▶ **Work to do**
Please give the listing again in its entirety, exactly as written.

▶ **Provided material**
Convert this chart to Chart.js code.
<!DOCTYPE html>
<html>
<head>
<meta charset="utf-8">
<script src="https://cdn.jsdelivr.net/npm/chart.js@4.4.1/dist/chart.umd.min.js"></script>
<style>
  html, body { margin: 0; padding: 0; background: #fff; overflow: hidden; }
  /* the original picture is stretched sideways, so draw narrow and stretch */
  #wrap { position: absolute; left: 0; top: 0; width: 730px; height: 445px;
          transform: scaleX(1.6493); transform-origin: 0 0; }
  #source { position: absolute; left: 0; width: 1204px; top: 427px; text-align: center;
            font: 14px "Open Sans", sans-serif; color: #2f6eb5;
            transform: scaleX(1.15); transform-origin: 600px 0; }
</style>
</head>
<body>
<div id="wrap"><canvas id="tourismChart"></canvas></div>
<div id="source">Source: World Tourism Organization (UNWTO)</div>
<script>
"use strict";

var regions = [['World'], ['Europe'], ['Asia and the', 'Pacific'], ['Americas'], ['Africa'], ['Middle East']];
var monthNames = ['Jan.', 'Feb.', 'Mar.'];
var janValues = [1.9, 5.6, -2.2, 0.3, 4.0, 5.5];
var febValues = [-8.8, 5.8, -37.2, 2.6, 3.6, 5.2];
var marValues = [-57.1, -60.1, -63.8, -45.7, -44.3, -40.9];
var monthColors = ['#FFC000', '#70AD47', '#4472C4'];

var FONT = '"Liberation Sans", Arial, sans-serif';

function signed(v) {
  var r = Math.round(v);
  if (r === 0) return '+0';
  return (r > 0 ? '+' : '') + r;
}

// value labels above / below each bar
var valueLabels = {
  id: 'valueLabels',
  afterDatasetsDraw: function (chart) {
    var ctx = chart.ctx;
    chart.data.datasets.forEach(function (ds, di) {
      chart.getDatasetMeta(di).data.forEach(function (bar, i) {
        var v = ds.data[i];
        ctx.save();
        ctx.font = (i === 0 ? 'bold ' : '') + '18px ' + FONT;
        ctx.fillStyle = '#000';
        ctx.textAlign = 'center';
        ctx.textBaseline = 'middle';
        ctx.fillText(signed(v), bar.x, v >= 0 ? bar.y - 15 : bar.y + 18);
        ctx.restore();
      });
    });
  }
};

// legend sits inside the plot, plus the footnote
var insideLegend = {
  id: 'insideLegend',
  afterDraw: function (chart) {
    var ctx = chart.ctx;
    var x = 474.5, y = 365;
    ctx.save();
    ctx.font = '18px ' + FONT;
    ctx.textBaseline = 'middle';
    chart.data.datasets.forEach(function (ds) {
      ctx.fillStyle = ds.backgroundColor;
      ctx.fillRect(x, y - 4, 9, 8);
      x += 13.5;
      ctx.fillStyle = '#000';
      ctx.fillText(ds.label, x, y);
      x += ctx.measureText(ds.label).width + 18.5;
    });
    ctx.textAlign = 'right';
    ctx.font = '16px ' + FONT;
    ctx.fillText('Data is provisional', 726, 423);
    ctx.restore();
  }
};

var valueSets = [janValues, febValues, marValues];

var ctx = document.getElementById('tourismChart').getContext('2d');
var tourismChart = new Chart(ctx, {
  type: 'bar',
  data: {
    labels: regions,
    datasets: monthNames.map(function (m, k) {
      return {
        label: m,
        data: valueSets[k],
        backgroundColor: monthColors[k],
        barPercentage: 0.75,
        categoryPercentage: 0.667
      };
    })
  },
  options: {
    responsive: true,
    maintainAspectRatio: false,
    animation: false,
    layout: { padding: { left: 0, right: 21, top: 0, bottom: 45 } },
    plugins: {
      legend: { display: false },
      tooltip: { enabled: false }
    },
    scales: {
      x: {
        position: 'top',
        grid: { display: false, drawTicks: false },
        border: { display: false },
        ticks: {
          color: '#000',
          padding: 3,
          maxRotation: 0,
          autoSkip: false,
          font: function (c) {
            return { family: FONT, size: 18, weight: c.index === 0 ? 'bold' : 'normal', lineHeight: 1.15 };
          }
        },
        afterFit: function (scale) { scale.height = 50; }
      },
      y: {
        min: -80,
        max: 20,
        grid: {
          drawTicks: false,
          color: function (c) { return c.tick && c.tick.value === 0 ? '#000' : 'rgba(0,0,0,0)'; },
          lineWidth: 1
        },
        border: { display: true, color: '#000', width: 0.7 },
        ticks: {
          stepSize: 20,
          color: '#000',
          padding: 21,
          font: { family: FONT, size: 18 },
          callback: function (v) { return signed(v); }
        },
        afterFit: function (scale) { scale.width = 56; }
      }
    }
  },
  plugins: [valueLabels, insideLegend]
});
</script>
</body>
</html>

▶ **Exercise solution**
Convert this chart to Chart.js code.
<!DOCTYPE html>
<html>
<head>
<meta charset="utf-8">
<script src="https://cdn.jsdelivr.net/npm/chart.js@4.4.1/dist/chart.umd.min.js"></script>
<style>
  html, body { margin: 0; padding: 0; background: #fff; overflow: hidden; }
  /* the original picture is stretched sideways, so draw narrow and stretch */
  #wrap { position: absolute; left: 0; top: 0; width: 730px; height: 445px;
          transform: scaleX(1.6493); transform-origin: 0 0; }
  #source { position: absolute; left: 0; width: 1204px; top: 427px; text-align: center;
            font: 14px "Open Sans", sans-serif; color: #2f6eb5;
            transform: scaleX(1.15); transform-origin: 600px 0; }
</style>
</head>
<body>
<div id="wrap"><canvas id="tourismChart"></canvas></div>
<div id="source">Source: World Tourism Organization (UNWTO)</div>
<script>
"use strict";

var regions = [['World'], ['Europe'], ['Asia and the', 'Pacific'], ['Americas'], ['Africa'], ['Middle East']];
var monthNames = ['Jan.', 'Feb.', 'Mar.'];
var janValues = [1.9, 5.6, -2.2, 0.3, 4.0, 5.5];
var febValues = [-8.8, 5.8, -37.2, 2.6, 3.6, 5.2];
var marValues = [-57.1, -60.1, -63.8, -45.7, -44.3, -40.9];
var monthColors = ['#FFC000', '#70AD47', '#4472C4'];

var FONT = '"Liberation Sans", Arial, sans-serif';

function signed(v) {
  var r = Math.round(v);
  if (r === 0) return '+0';
  return (r > 0 ? '+' : '') + r;
}

// value labels above / below each bar
var valueLabels = {
  id: 'valueLabels',
  afterDatasetsDraw: function (chart) {
    var ctx = chart.ctx;
    chart.data.datasets.forEach(function (ds, di) {
      chart.getDatasetMeta(di).data.forEach(function (bar, i) {
        var v = ds.data[i];
        ctx.save();
        ctx.font = (i === 0 ? 'bold ' : '') + '18px ' + FONT;
        ctx.fillStyle = '#000';
        ctx.textAlign = 'center';
        ctx.textBaseline = 'middle';
        ctx.fillText(signed(v), bar.x, v >= 0 ? bar.y - 15 : bar.y + 18);
        ctx.restore();
      });
    });
  }
};

// legend sits inside the plot, plus the footnote
var insideLegend = {
  id: 'insideLegend',
  afterDraw: function (chart) {
    var ctx = chart.ctx;
    var x = 474.5, y = 365;
    ctx.save();
    ctx.font = '18px ' + FONT;
    ctx.textBaseline = 'middle';
    chart.data.datasets.forEach(function (ds) {
      ctx.fillStyle = ds.backgroundColor;
      ctx.fillRect(x, y - 4, 9, 8);
      x += 13.5;
      ctx.fillStyle = '#000';
      ctx.fillText(ds.label, x, y);
      x += ctx.measureText(ds.label).width + 18.5;
    });
    ctx.textAlign = 'right';
    ctx.font = '16px ' + FONT;
    ctx.fillText('Data is provisional', 726, 423);
    ctx.restore();
  }
};

var valueSets = [janValues, febValues, marValues];

var ctx = document.getElementById('tourismChart').getContext('2d');
var tourismChart = new Chart(ctx, {
  type: 'bar',
  data: {
    labels: regions,
    datasets: monthNames.map(function (m, k) {
      return {
        label: m,
        data: valueSets[k],
        backgroundColor: monthColors[k],
        barPercentage: 0.75,
        categoryPercentage: 0.667
      };
    })
  },
  options: {
    responsive: true,
    maintainAspectRatio: false,
    animation: false,
    layout: { padding: { left: 0, right: 21, top: 0, bottom: 45 } },
    plugins: {
      legend: { display: false },
      tooltip: { enabled: false }
    },
    scales: {
      x: {
        position: 'top',
        grid: { display: false, drawTicks: false },
        border: { display: false },
        ticks: {
          color: '#000',
          padding: 3,
          maxRotation: 0,
          autoSkip: false,
          font: function (c) {
            return { family: FONT, size: 18, weight: c.index === 0 ? 'bold' : 'normal', lineHeight: 1.15 };
          }
        },
        afterFit: function (scale) { scale.height = 50; }
      },
      y: {
        min: -80,
        max: 20,
        grid: {
          drawTicks: false,
          color: function (c) { return c.tick && c.tick.value === 0 ? '#000' : 'rgba(0,0,0,0)'; },
          lineWidth: 1
        },
        border: { display: true, color: '#000', width: 0.7 },
        ticks: {
          stepSize: 20,
          color: '#000',
          padding: 21,
          font: { family: FONT, size: 18 },
          callback: function (v) { return signed(v); }
        },
        afterFit: function (scale) { scale.width = 56; }
      }
    }
  },
  plugins: [valueLabels, insideLegend]
});
</script>
</body>
</html>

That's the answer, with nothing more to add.